Business

Potential rail stoppage in Canada has US businesses worried

A BNSF railroad train hauling carloads of coal from the Powder River Basin of Montana and Wyoming is seen east of Hardin, Mont., July 15, 2020.

A labor dispute north of the U.S. border that could see Canadian rail workers strike as soon as Thursday has U.S. businesses calling for a government intervention.

The U.S. and Canadian chambers of commerce issued a warning about the potential rail stoppage Tuesday, saying it could have a “significant impact” on the U.S. economy.

“The U.S. Chamber of Commerce and Canadian Chamber of Commerce are calling on the Government of Canada to immediately intervene to avert a disruption in the Canadian rail network. A stoppage of rail service will be devastating to Canadian businesses and families and impose significant impacts on the U.S. economy,” the business lobbies said.

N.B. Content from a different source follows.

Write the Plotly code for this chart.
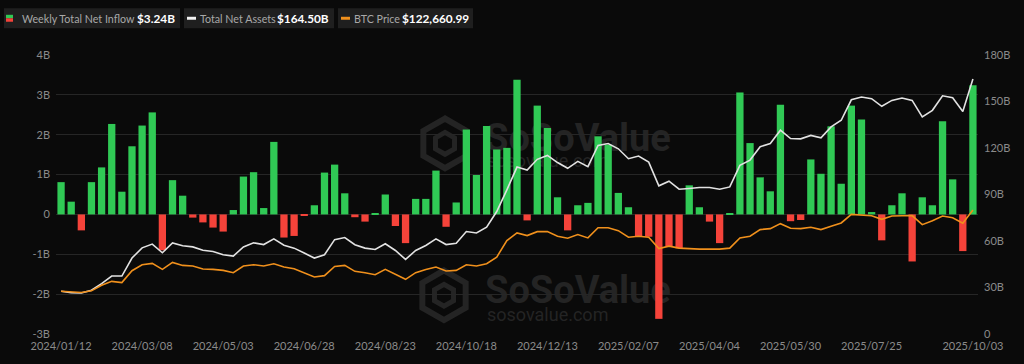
import math
import pandas as pd
import plotly.graph_objects as go

# ---------------- data ----------------
weeks = [d.strftime("%Y/%m/%d") for d in pd.date_range("2024-01-12", "2025-10-03", freq="7D")]

net_inflow_b = [
    0.81, 0.32, -0.40, 0.81, 1.18, 2.27, 0.57, 1.71, 2.23, 2.56,
    -0.90, 0.86, 0.47, -0.08, -0.20, -0.33, -0.43, 0.11, 0.95, 1.06,
    0.16, 1.82, -0.58, -0.54, -0.04, 0.23, 1.05, 1.25, 0.53, -0.07,
    -0.18, 0.03, 0.50, -0.29, -0.72, 0.39, 0.39, 1.10, -0.31, 0.30,
    2.13, 0.99, 2.22, 1.63, 1.67, 3.38, -0.15, 2.73, 2.17, 0.43,
    -0.40, 0.23, 0.29, 1.96, 1.75, 0.54, 0.18, -0.56, -0.56, -2.62,
    -0.80, -0.85, 0.73, 0.18, -0.18, -0.72, 0.02, 3.06, 1.79, 0.93,
    0.58, 2.75, -0.17, -0.14, 1.38, 1.02, 2.21, 0.77, 2.73, 2.38,
    0.06, -0.65, 0.23, 0.53, -1.18, 0.43, 0.23, 2.34, 0.88, -0.92,
    3.24,
]

total_net_assets_b = [
    27.6, 26.7, 26.5, 28.2, 32.5, 37.4, 37.4, 49.0, 55.6, 58.0,
    52.4, 58.8, 56.9, 56.2, 54.0, 53.2, 51.1, 50.3, 56.2, 58.8,
    57.7, 61.4, 57.3, 55.4, 52.2, 49.0, 51.1, 60.9, 62.2, 57.6,
    55.4, 54.5, 58.2, 53.9, 48.1, 53.9, 57.1, 61.4, 57.7, 58.6,
    66.1, 65.2, 68.9, 79.0, 93.0, 107.7, 105.8, 112.7, 115.2, 110.6,
    106.9, 111.4, 108.0, 121.6, 122.9, 119.5, 113.1, 114.8, 110.9, 95.6,
    98.6, 93.4, 93.9, 94.5, 94.5, 93.4, 94.9, 108.8, 112.2, 120.8,
    122.9, 131.5, 126.1, 125.9, 128.1, 126.6, 133.6, 137.9, 151.1, 152.9,
    151.8, 146.9, 150.7, 152.2, 150.7, 140.0, 144.3, 153.7, 152.4, 143.6,
    164.5,
]

btc_price = [
    42300, 41700, 41000, 42700, 48200, 52100, 50900, 62650, 68560, 69840,
    63930, 70800, 67870, 67250, 64300, 63930, 62950, 60690, 67250, 68560,
    67250, 69540, 66290, 64620, 60690, 56460, 57740, 66890, 67870, 62000,
    60690, 58720, 63930, 58720, 54100, 60690, 63930, 66290, 62360, 62950,
    68560, 67250, 69540, 76100, 92500, 100000, 97400, 101300, 101300, 96800,
    94800, 98400, 95100, 105200, 105200, 102300, 95800, 96800, 95800, 84600,
    86900, 85000, 84300, 84000, 84000, 84000, 85000, 95100, 96800, 103300,
    104300, 109200, 104600, 104300, 105600, 103300, 106600, 109900, 118400, 117700,
    117100, 113500, 116800, 117000, 117100, 108200, 112100, 116800, 115100, 109600,
    122660.99,
]

x_tick_labels = ["2024/01/12", "2024/03/08", "2024/05/03", "2024/06/28", "2024/08/23",
                 "2024/10/18", "2024/12/13", "2025/02/07", "2025/04/04", "2025/05/30",
                 "2025/07/25", "2025/10/03"]
left_tick_vals = [-3, -2, -1, 0, 1, 2, 3, 4]
left_tick_text = ["-3B", "-2B", "-1B", "0", "1B", "2B", "3B", "4B"]
right_tick_vals = [0, 30, 60, 90, 120, 150, 180]
right_tick_text = ["0", "30B", "60B", "90B", "120B", "150B", "180B"]

legend_labels = ["Weekly Total Net Inflow", "Total Net Assets", "BTC Price"]
legend_values = ["$3.24B", "$164.50B", "$122,660.99"]

# ---------------- styling ----------------
BG = "#0a0a0a"
GREEN = "#30c955"
RED = "#f5433a"
ORANGE = "#f0901c"
WHITE = "#e2e2e2"
GRID = "#262626"
TICK = "#8a8a8a"
WM = "#242424"
BOX = "#1f1f1f"
FONT = "Lato, 'Noto Sans', sans-serif"

W, H = 1024, 364
ML, MR, MT, MB = 56, 46, 55, 28
PW, PH = W - ML - MR, H - MT - MB


def px(x):
    return (x - ML) / PW


def py(y):
    return (H - MB - y) / PH


fig = go.Figure()

fig.add_trace(go.Bar(
    x=weeks, y=net_inflow_b,
    marker=dict(color=[GREEN if v >= 0 else RED for v in net_inflow_b], line=dict(width=0)),
    width=0.72, yaxis="y", name="Weekly Total Net Inflow",
))
fig.add_trace(go.Scatter(
    x=weeks, y=total_net_assets_b, mode="lines",
    line=dict(color=WHITE, width=1.6), yaxis="y2", name="Total Net Assets",
))
fig.add_trace(go.Scatter(
    x=weeks, y=btc_price, mode="lines",
    line=dict(color=ORANGE, width=1.6), yaxis="y3", name="BTC Price",
))

shapes = []
annotations = []


def rect(x0, y0, x1, y1, color, layer="above"):
    return dict(type="rect", xref="paper", yref="paper",
                x0=px(x0), x1=px(x1), y0=py(y1), y1=py(y0),
                fillcolor=color, line=dict(width=0), layer=layer)


# legend boxes
box_spans = [(4, 180), (184, 334), (338, 473)]
for (bx0, bx1) in box_spans:
    shapes.append(rect(bx0, 8, bx1, 28, BOX))
shapes.append(rect(6, 14.5, 13, 18, GREEN))
shapes.append(rect(6, 18, 13, 21.5, RED))
shapes.append(rect(187, 16.5, 196, 19.5, "#f2f2f2"))
shapes.append(rect(341, 16.5, 350, 19.5, ORANGE))

label_left = [20, 198, 352]
value_right = [177, 331, 471]
for lx, vx, label, val in zip(label_left, value_right, legend_labels, legend_values):
    annotations.append(dict(
        x=px(lx), y=py(18.5), xref="paper", yref="paper", xanchor="left", yanchor="middle",
        showarrow=False, text=label, font=dict(family=FONT, size=10.7, color="#a8a8a8"),
    ))
    annotations.append(dict(
        x=px(vx), y=py(18.5), xref="paper", yref="paper", xanchor="right", yanchor="middle",
        showarrow=False, text=f"<b>{val}</b>", font=dict(family=FONT, size=11.8, color="#ffffff"),
    ))


# watermarks (drawn below the traces)
def hexagon(cx, cy, r):
    pts = []
    for k in range(6):
        a = math.radians(90 + 60 * k)
        pts.append((px(cx + r * math.cos(a)), py(cy - r * math.sin(a))))
    return "M " + " L ".join(f"{a},{b}" for a, b in pts) + " Z"


for (lcx, lcy, ty, sy) in [(445, 144, 136, 160), (444, 297, 289, 315)]:
    shapes.append(dict(type="path", path=hexagon(lcx, lcy, 25), xref="paper", yref="paper",
                       line=dict(color=WM, width=6), fillcolor="rgba(0,0,0,0)", layer="below"))
    shapes.append(dict(type="path", path=hexagon(lcx, lcy, 11), xref="paper", yref="paper",
                       line=dict(color=WM, width=5), fillcolor="rgba(0,0,0,0)", layer="below"))
    shapes.append(dict(type="rect", xref="paper", yref="paper",
                       x0=px(482), x1=px(680), y0=py(ty + 16), y1=py(ty - 16),
                       line=dict(width=0), fillcolor="rgba(0,0,0,0)", layer="below",
                       label=dict(text="<b>SoSoValue</b>", textposition="middle left", padding=0,
                                  font=dict(family="Roboto, sans-serif", size=38, color=WM))))
    shapes.append(dict(type="rect", xref="paper", yref="paper",
                       x0=px(484), x1=px(640), y0=py(sy + 8), y1=py(sy - 8),
                       line=dict(width=0), fillcolor="rgba(0,0,0,0)", layer="below",
                       label=dict(text="sosovalue.com", textposition="middle left", padding=0,
                                  font=dict(family="Roboto, sans-serif", size=18, color=WM))))

fig.update_layout(
    width=W, height=H,
    margin=dict(l=ML, r=MR, t=MT, b=MB, pad=0),
    paper_bgcolor=BG, plot_bgcolor=BG,
    showlegend=False,
    font=dict(family=FONT, size=11, color=TICK),
    xaxis=dict(type="category", categoryorder="array", categoryarray=weeks,
               range=[-0.5, len(weeks) - 0.5],
               tickmode="array", tickvals=x_tick_labels, ticktext=x_tick_labels,
               showgrid=False, zeroline=False, showline=False, ticks="",
               ticklabelstandoff=4,
               tickfont=dict(size=11, color=TICK)),
    yaxis=dict(range=[-3, 4], tickmode="array", tickvals=left_tick_vals, ticktext=left_tick_text,
               showgrid=True, gridcolor=GRID, gridwidth=1, zeroline=False, showline=False,
               ticks="", ticklabelstandoff=5, tickfont=dict(size=11, color=TICK)),
    yaxis2=dict(range=[0, 180], overlaying="y", side="right", tickmode="array",
                tickvals=right_tick_vals, ticktext=right_tick_text, showgrid=False,
                zeroline=False, showline=False, ticks="", ticklabelstandoff=5,
                tickfont=dict(size=11, color=TICK)),
    yaxis3=dict(range=[0, 276100], overlaying="y", side="right", visible=False,
                showgrid=False, zeroline=False),
    shapes=shapes,
    annotations=annotations,
)

fig.write_html("out.html", config={"displayModeBar": False},
               post_script="document.body.style.margin='0';document.body.style.background='#0a0a0a';")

U.S. and Canadian rail networks are operationally integrated, and a shutdown on the Canadian side of the border would have an immediate impact on the U.S. side, the U.S. Chamber of Commerce said.

“The Government of Canada must take action to ensure goods continue to move reliably between our two countries,” the group said.

As many as 2,500 Union Pacific Railroad cars headed for the U.S. every day would be stuck north of the border, Union Pacific CEO Jim Vena said in a letter to Canadian Labor Minister Steve MacKinnon, as reported by Reuters.

Canadian Teamsters filed a 72-hour strike notice Sunday to Calgary-based railway company CPKC. Earlier in August, CPKC said it was issuing a lockout notice for Teamster employees that would go into effect Thursday. Canadian National Railway (CN) is also involved in the dispute and issued a similar lockout notice Sunday.

The move to issue lockout notices followed a decision by the Canada Industrial Relations Board that no stopgap services need to be maintained by the company in the event of a railway strike, CPKC said. Teamsters have declined to enter into private arbitration on the matter, CPKC added.

Canadian Teamsters have been fighting for greater transparency around when workers will be called into work, among other contract provisions. 

“CPKC is pressuring the union for concessions that would make it even harder for workers to predict when they might be called for work, creating a fatigue-related safety risk,” the Teamsters said in a statement. “The company is attempting to undermine Canada Labour Code provisions.”

CPKC has described its offer as a “status quo-style contract renewal covering three years with competitive wage increases that are consistent with recent settlements.”

CPKC reported a second-quarter net income of Canadian $903 million. Over the last year, the company has reported $1.7 billion in profits and total revenues of $7.1 billion, according to a company filing.